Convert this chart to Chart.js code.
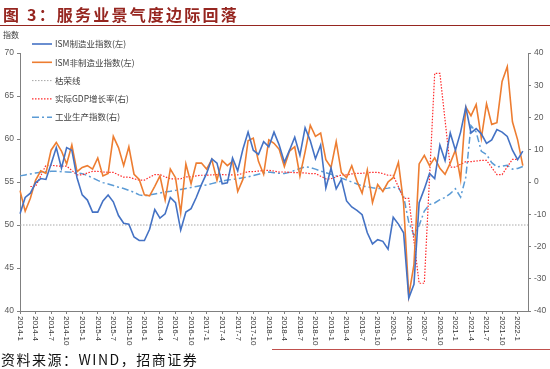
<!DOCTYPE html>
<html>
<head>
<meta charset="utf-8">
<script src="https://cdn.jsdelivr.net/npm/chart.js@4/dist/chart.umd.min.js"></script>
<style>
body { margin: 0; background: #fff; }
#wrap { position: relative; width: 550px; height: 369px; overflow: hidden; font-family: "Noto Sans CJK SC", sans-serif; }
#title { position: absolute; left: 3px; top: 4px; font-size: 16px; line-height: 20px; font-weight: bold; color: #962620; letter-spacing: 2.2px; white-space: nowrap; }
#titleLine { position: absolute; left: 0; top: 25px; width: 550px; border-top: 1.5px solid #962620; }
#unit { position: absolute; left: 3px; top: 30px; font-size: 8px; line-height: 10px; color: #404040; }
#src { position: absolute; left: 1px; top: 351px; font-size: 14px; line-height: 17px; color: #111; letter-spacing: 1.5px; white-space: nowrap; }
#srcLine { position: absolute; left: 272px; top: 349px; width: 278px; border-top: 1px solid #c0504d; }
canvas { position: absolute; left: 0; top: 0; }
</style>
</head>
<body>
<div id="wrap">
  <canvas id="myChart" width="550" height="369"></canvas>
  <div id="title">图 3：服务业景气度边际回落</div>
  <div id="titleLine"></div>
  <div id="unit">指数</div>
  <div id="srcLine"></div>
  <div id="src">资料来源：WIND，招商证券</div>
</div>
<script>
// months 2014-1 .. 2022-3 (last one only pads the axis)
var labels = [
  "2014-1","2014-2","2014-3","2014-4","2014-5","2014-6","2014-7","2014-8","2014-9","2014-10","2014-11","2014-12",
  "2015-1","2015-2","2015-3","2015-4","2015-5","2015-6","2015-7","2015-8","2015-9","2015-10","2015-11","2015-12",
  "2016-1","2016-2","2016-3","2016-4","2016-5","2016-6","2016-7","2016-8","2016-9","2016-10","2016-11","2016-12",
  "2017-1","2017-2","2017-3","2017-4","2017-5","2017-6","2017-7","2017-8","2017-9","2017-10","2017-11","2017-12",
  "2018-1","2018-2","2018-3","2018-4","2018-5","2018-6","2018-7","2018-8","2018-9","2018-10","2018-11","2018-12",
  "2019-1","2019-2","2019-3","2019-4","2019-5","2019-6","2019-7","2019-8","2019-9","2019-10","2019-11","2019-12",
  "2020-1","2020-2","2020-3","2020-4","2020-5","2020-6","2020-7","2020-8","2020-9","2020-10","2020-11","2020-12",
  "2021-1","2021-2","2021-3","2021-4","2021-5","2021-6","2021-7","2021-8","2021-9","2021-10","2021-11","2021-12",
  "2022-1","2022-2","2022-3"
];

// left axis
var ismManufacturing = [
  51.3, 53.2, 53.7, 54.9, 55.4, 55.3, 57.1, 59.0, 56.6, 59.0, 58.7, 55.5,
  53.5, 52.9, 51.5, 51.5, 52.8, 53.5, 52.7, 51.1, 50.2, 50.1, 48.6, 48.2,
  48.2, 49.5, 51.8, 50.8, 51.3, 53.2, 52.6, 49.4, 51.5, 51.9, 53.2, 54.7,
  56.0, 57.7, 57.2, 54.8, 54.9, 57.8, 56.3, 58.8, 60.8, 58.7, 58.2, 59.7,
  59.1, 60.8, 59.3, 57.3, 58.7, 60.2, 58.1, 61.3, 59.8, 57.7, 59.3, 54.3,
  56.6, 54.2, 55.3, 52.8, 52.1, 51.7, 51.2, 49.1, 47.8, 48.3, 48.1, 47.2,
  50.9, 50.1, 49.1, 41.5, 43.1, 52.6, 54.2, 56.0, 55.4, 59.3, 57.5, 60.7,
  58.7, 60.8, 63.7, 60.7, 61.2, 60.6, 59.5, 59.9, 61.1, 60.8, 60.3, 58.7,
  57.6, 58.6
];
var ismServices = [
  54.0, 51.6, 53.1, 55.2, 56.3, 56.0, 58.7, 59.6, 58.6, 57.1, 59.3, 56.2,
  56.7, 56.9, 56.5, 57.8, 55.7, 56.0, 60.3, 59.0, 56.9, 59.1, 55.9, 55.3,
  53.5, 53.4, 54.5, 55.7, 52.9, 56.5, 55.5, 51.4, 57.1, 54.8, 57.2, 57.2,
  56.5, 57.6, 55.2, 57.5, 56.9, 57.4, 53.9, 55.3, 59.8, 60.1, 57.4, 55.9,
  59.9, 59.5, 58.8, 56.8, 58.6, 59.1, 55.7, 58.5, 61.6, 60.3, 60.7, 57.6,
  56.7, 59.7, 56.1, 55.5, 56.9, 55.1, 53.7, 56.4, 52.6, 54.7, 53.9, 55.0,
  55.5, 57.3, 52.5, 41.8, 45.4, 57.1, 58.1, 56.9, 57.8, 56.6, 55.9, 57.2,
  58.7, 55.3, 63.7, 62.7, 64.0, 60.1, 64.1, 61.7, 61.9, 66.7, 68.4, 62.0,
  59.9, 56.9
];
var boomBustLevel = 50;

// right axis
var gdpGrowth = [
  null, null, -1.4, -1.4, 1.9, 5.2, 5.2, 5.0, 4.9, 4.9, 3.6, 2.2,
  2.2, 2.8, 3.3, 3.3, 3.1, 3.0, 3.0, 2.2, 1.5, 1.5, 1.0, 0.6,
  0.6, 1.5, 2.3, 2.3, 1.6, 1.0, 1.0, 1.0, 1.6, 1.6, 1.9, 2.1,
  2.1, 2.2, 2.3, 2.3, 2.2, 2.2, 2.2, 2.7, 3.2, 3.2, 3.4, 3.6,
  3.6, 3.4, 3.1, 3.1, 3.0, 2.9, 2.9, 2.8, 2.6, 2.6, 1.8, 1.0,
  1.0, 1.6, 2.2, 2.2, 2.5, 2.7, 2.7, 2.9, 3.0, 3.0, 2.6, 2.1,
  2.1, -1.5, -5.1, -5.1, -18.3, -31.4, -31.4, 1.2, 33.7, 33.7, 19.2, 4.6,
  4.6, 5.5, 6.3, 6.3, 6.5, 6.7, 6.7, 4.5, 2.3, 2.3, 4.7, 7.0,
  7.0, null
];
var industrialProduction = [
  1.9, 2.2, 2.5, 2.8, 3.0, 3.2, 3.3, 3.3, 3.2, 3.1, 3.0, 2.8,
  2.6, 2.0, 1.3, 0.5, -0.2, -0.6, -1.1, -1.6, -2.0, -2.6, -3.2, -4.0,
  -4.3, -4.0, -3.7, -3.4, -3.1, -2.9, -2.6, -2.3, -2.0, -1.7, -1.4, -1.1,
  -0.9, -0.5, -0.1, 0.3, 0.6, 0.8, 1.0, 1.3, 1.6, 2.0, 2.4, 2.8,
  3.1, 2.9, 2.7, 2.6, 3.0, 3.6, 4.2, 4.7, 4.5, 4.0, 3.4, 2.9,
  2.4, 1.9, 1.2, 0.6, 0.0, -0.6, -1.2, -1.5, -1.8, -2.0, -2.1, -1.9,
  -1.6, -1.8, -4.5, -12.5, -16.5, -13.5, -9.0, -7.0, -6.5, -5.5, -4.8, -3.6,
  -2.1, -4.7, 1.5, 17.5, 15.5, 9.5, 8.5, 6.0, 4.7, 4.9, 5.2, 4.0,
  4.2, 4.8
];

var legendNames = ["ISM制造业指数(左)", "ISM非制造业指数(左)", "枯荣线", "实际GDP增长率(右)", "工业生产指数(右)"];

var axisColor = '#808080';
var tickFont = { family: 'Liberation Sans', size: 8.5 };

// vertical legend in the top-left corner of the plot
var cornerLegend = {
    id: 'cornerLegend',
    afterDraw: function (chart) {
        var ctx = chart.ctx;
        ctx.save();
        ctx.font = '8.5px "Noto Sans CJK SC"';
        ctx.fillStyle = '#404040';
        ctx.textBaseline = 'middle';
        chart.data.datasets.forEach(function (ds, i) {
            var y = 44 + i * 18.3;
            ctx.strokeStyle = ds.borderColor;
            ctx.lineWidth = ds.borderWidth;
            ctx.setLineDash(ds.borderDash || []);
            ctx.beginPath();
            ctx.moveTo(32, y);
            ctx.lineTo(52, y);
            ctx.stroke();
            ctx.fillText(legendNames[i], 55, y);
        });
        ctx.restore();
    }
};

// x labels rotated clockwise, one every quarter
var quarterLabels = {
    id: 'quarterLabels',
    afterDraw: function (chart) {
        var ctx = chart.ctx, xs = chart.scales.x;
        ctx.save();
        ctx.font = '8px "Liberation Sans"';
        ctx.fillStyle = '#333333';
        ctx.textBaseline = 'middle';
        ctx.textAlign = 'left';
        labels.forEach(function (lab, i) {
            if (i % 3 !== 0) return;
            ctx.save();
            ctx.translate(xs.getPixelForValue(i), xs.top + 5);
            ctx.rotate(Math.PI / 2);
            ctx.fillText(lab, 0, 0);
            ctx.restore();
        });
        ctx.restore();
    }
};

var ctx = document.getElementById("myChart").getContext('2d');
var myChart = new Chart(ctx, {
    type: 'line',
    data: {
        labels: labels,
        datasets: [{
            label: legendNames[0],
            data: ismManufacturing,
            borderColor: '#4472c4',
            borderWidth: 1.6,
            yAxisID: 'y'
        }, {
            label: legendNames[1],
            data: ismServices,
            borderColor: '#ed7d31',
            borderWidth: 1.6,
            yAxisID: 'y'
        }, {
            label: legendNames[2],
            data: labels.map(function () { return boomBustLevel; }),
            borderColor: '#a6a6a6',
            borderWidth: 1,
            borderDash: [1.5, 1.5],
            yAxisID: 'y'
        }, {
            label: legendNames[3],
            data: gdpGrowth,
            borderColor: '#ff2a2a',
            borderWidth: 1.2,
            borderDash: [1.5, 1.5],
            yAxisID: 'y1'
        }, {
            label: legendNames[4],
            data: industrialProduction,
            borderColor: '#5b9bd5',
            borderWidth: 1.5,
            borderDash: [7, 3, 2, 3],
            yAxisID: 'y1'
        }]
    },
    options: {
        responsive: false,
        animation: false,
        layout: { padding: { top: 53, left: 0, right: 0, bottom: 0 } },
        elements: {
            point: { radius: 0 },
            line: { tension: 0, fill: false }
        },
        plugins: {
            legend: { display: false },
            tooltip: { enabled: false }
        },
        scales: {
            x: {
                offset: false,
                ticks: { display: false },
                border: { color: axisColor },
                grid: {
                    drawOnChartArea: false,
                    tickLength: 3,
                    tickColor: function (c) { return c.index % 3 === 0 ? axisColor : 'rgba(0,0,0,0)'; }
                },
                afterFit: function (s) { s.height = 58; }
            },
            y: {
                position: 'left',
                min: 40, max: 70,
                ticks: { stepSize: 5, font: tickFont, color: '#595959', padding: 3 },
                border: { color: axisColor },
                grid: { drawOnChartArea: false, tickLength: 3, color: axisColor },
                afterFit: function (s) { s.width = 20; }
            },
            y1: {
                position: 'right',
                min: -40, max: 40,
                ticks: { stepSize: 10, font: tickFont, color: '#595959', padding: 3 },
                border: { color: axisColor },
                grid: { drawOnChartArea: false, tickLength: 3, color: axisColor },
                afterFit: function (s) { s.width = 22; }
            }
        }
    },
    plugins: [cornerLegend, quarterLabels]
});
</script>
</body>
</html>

━━━

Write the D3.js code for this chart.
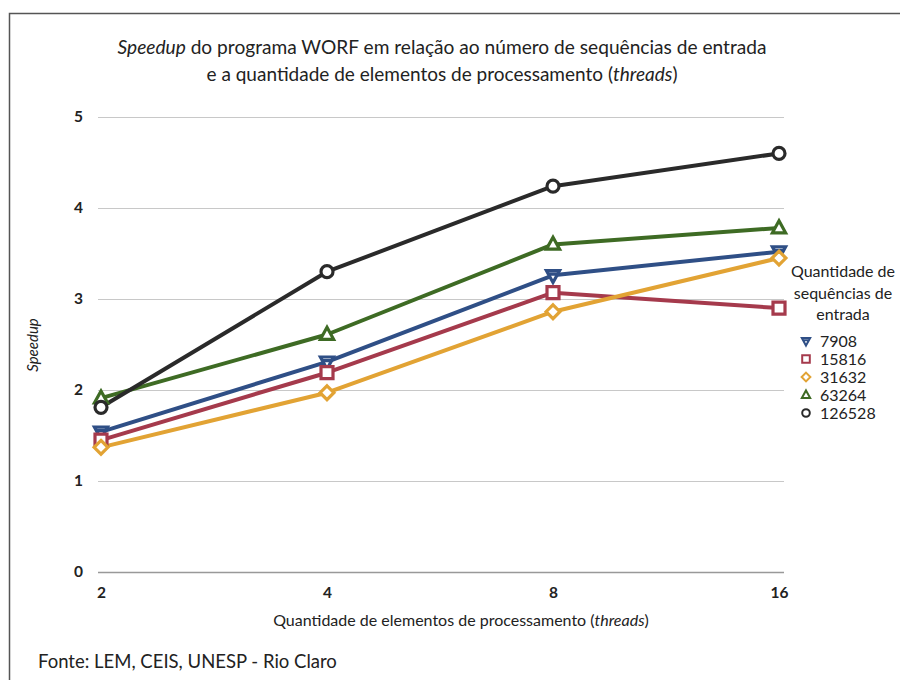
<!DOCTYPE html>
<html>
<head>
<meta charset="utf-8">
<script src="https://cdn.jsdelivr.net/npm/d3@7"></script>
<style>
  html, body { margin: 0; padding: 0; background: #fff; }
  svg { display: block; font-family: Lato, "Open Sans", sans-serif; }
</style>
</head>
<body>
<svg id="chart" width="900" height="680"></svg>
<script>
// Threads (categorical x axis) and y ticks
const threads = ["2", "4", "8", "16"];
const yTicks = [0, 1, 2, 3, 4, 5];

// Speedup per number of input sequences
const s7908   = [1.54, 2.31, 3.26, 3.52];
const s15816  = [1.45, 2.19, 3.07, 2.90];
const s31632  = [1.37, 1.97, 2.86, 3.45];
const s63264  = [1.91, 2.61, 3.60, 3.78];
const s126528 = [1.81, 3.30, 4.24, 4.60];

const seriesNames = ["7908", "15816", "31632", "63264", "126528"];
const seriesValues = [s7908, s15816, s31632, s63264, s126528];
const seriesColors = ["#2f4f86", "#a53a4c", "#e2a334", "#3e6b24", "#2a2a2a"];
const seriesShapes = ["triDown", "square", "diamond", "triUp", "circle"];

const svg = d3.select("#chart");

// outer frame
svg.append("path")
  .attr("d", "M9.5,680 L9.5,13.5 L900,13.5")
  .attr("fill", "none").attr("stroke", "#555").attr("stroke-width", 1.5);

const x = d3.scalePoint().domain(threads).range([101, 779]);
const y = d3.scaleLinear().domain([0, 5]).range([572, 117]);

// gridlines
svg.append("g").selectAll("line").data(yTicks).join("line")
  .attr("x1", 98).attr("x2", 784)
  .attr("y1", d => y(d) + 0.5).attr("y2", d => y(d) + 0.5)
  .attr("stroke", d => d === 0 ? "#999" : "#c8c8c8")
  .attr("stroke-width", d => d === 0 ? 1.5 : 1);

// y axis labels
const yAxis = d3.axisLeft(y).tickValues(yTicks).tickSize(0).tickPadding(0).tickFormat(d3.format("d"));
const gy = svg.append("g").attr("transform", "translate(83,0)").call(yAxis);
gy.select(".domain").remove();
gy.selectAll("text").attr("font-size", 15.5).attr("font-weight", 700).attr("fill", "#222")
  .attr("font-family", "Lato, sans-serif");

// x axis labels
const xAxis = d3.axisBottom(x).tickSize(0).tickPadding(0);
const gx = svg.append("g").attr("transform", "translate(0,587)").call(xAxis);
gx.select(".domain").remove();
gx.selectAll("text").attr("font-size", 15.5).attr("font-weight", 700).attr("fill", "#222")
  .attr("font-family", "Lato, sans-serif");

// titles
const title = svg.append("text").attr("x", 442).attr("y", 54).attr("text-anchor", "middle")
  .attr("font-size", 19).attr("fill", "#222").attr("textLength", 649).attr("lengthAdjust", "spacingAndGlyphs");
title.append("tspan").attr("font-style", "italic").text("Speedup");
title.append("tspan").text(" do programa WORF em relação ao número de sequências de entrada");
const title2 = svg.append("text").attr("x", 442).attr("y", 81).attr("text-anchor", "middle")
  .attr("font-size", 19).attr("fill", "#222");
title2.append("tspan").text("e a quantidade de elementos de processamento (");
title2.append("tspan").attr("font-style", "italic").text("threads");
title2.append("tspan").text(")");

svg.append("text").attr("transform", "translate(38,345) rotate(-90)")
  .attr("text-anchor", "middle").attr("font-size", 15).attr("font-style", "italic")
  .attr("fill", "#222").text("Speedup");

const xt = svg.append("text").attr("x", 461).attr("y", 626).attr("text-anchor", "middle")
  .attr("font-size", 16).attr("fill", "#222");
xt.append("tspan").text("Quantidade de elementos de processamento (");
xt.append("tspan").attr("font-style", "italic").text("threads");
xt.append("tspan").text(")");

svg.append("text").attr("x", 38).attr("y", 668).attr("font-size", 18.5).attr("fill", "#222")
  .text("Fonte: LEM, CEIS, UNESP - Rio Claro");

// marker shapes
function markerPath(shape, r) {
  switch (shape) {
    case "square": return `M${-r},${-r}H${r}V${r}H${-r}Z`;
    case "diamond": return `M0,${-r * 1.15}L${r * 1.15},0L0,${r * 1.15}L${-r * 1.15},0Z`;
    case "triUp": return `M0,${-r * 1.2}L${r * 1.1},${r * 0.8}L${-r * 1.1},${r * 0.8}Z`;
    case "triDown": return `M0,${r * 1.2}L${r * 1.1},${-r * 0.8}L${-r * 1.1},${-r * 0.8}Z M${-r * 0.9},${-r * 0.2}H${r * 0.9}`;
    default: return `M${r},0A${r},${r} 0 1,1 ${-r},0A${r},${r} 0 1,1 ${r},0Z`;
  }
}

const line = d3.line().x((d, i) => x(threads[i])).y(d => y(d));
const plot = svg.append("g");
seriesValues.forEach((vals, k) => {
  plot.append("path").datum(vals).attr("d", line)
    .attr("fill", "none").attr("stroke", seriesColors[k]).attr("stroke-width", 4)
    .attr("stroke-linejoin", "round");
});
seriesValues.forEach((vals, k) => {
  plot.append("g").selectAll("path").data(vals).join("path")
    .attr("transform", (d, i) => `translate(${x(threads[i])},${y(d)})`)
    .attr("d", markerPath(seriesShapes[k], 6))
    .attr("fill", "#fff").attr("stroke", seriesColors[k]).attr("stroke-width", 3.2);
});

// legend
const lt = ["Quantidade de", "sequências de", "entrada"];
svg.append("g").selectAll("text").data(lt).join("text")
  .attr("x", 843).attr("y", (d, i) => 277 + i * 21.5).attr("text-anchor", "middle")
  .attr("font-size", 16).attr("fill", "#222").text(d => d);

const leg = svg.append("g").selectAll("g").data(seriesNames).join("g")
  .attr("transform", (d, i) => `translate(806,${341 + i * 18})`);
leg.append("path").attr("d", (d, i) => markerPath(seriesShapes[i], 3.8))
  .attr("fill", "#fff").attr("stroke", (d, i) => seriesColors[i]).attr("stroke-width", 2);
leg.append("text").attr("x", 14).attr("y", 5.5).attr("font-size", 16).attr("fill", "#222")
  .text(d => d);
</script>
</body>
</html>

━━━

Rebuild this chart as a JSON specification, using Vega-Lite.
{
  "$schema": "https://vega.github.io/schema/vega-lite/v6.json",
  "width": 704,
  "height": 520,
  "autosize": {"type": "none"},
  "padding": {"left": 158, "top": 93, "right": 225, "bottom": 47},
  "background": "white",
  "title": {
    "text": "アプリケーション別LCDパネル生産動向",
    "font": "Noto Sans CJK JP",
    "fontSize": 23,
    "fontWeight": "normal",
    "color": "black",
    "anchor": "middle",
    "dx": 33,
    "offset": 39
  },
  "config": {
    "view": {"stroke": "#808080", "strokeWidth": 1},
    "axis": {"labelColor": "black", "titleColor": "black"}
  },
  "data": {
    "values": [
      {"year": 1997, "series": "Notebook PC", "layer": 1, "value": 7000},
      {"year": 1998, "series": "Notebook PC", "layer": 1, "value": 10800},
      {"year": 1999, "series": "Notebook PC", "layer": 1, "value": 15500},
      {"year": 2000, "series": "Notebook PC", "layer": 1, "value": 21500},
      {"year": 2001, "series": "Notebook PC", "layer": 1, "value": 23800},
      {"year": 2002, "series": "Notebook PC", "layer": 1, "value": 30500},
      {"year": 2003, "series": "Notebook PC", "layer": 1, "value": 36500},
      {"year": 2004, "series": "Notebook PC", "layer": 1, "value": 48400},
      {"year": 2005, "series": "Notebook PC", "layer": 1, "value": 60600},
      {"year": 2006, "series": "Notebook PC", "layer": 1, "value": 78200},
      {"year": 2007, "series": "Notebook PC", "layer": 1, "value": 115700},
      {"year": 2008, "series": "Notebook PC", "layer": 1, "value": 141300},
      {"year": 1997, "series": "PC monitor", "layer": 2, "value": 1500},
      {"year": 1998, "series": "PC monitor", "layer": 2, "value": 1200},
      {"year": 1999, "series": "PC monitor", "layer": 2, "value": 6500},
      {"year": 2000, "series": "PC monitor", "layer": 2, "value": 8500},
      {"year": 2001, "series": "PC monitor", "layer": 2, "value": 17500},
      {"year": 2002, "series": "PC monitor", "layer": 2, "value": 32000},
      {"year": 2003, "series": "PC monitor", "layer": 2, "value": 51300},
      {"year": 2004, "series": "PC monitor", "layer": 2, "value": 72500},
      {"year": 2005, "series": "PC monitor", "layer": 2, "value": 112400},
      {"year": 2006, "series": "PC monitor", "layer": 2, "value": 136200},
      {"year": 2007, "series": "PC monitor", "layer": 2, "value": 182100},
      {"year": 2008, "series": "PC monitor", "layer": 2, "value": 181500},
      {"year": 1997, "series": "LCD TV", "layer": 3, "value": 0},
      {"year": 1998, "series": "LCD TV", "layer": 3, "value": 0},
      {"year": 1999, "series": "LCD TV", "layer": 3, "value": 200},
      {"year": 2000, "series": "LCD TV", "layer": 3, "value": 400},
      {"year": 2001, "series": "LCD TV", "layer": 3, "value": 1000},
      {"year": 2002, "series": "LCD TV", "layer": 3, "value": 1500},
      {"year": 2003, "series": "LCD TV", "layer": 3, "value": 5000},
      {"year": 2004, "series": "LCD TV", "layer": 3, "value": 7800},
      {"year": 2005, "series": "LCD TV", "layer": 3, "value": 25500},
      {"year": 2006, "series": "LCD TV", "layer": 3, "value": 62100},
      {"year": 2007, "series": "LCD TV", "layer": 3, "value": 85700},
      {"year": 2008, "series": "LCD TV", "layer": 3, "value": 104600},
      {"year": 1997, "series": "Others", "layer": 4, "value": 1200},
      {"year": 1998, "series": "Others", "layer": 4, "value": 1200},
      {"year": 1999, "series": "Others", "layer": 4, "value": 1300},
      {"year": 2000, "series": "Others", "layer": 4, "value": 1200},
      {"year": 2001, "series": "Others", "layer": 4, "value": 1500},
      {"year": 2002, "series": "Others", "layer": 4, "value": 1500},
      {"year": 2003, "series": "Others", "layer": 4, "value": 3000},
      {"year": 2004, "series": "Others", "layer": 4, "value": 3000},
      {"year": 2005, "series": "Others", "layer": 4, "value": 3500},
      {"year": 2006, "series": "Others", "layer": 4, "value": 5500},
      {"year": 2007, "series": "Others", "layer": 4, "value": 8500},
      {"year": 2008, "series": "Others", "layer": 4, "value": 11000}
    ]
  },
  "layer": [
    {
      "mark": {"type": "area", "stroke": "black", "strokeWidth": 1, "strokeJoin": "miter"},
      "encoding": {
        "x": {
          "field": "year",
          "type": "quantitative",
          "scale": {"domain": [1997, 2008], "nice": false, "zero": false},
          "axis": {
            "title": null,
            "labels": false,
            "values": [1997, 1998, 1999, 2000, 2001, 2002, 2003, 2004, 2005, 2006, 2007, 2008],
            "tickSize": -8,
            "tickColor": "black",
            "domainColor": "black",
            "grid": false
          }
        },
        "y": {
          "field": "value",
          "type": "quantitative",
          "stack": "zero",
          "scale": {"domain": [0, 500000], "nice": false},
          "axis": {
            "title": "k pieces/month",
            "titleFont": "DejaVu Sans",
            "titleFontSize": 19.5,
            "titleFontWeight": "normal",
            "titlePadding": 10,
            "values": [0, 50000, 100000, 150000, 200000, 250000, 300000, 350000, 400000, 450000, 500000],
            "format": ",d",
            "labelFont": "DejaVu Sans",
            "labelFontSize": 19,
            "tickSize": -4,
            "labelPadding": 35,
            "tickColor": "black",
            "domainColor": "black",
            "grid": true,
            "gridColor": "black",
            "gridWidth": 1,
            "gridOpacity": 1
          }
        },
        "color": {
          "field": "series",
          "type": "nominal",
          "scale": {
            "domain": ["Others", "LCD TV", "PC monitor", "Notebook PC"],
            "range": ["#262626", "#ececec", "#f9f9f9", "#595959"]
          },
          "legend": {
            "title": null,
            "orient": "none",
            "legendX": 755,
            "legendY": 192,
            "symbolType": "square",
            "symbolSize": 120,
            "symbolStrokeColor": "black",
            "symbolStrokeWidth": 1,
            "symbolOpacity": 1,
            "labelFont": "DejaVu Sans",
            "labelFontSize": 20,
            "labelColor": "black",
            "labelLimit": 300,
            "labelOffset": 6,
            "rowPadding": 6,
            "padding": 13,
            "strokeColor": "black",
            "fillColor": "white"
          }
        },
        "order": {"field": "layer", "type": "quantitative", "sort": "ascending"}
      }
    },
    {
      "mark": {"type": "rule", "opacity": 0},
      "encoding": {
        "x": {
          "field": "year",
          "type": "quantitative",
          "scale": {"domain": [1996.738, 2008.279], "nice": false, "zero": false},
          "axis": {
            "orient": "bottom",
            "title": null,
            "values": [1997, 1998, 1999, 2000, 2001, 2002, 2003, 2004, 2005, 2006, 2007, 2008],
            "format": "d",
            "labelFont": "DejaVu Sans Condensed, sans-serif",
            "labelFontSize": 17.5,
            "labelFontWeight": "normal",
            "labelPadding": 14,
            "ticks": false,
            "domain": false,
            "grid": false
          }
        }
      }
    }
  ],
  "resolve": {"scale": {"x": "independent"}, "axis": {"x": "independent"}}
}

━━━

**Task statement**. Tell how many lines in the records above contain "code", giving the number and no other words.

**Task result**. 2